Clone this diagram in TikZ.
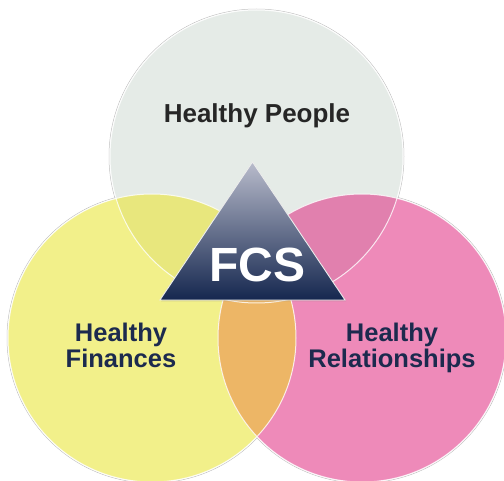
\documentclass[tikz,border=0pt]{standalone}
\usepackage{fontspec}
\setmainfont{Liberation Sans}
\usetikzlibrary{shadows}
\definecolor{people}{HTML}{E5EBE7}
\definecolor{finance}{HTML}{F2F08A}
\definecolor{relation}{HTML}{EE8AB9}
\definecolor{pf}{HTML}{E8E77D}
\definecolor{pr}{HTML}{E180AE}
\definecolor{fr}{HTML}{EDB666}
\definecolor{navy}{HTML}{1C2A4E}
\definecolor{ink}{HTML}{262626}
\definecolor{tritop}{HTML}{B8BBCB}
\definecolor{trimid}{HTML}{76829E}
\definecolor{tribot}{HTML}{15274F}
\tikzset{
  label text/.style={font=\bfseries\fontsize{25.5}{26.5}\selectfont,text=navy,align=center,text depth=0pt},
  ring/.style={white,line width=1pt,opacity=.8}
}
\begin{document}
\begin{tikzpicture}[x=1pt,y=-1pt]
  \useasboundingbox (0,0) rectangle (504,481);
  \coordinate (P) at (256.5,156.5);
  \coordinate (F) at (152,338);
  \coordinate (R) at (362,338);
  % grey rims, then the three circles
  \foreach \c/\r in {P/146.5,F/144,R/144}
    \draw[black!25,line width=.5pt] (\c) circle (\r+1);
  \fill[people] (P) circle (146.5);
  \fill[finance] (F) circle (144);
  \fill[relation] (R) circle (144);
  \begin{scope}
    \clip (P) circle (146.5);
    \fill[pf] (F) circle (144);
    \fill[pr] (R) circle (144);
  \end{scope}
  \begin{scope}
    \clip (F) circle (144);
    \fill[fr] (R) circle (144);
  \end{scope}
  \foreach \c/\r in {P/146.5,F/144,R/144}
    \draw[ring] (\c) circle (\r);
  % triangle
  \coordinate (apex) at (252.5,162);
  \coordinate (bl) at (160,300);
  \coordinate (br) at (345,300);
  \shade[top color=tritop,middle color=trimid,bottom color=tribot,
    draw=white!85!gray,line width=.9pt,drop shadow={opacity=.25,shadow xshift=1pt,shadow yshift=-1.5pt}]
    (apex) -- (br) -- (bl) -- cycle;
  \node[anchor=base,font=\bfseries\fontsize{48}{50}\selectfont,text=white] (fcs) at (257.5,281.5) {FCS};
  % labels
  \node[anchor=base,font=\bfseries\fontsize{26}{28}\selectfont,text=ink] (hp) at (257,122.5) {Healthy People};
  \node[label text] (hf) at (121,345.5) {Healthy\\Finances};
  \node[label text] (hr) at (392,345.5) {Healthy\\Relationships};
\end{tikzpicture}
\end{document}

---

Directions:
Reproduce each line exactly, please, except for any pictures.

Correct answer:
Clone this diagram in TikZ.
\documentclass[tikz,border=0pt]{standalone}
\usepackage{fontspec}
\setmainfont{Liberation Sans}
\usetikzlibrary{shadows}
\definecolor{people}{HTML}{E5EBE7}
\definecolor{finance}{HTML}{F2F08A}
\definecolor{relation}{HTML}{EE8AB9}
\definecolor{pf}{HTML}{E8E77D}
\definecolor{pr}{HTML}{E180AE}
\definecolor{fr}{HTML}{EDB666}
\definecolor{navy}{HTML}{1C2A4E}
\definecolor{ink}{HTML}{262626}
\definecolor{tritop}{HTML}{B8BBCB}
\definecolor{trimid}{HTML}{76829E}
\definecolor{tribot}{HTML}{15274F}
\tikzset{
  label text/.style={font=\bfseries\fontsize{25.5}{26.5}\selectfont,text=navy,align=center,text depth=0pt},
  ring/.style={white,line width=1pt,opacity=.8}
}
\begin{document}
\begin{tikzpicture}[x=1pt,y=-1pt]
  \useasboundingbox (0,0) rectangle (504,481);
  \coordinate (P) at (256.5,156.5);
  \coordinate (F) at (152,338);
  \coordinate (R) at (362,338);
  % grey rims, then the three circles
  \foreach \c/\r in {P/146.5,F/144,R/144}
    \draw[black!25,line width=.5pt] (\c) circle (\r+1);
  \fill[people] (P) circle (146.5);
  \fill[finance] (F) circle (144);
  \fill[relation] (R) circle (144);
  \begin{scope}
    \clip (P) circle (146.5);
    \fill[pf] (F) circle (144);
    \fill[pr] (R) circle (144);
  \end{scope}
  \begin{scope}
    \clip (F) circle (144);
    \fill[fr] (R) circle (144);
  \end{scope}
  \foreach \c/\r in {P/146.5,F/144,R/144}
    \draw[ring] (\c) circle (\r);
  % triangle
  \coordinate (apex) at (252.5,162);
  \coordinate (bl) at (160,300);
  \coordinate (br) at (345,300);
  \shade[top color=tritop,middle color=trimid,bottom color=tribot,
    draw=white!85!gray,line width=.9pt,drop shadow={opacity=.25,shadow xshift=1pt,shadow yshift=-1.5pt}]
    (apex) -- (br) -- (bl) -- cycle;
  \node[anchor=base,font=\bfseries\fontsize{48}{50}\selectfont,text=white] (fcs) at (257.5,281.5) {FCS};
  % labels
  \node[anchor=base,font=\bfseries\fontsize{26}{28}\selectfont,text=ink] (hp) at (257,122.5) {Healthy People};
  \node[label text] (hf) at (121,345.5) {Healthy\\Finances};
  \node[label text] (hr) at (392,345.5) {Healthy\\Relationships};
\end{tikzpicture}
\end{document}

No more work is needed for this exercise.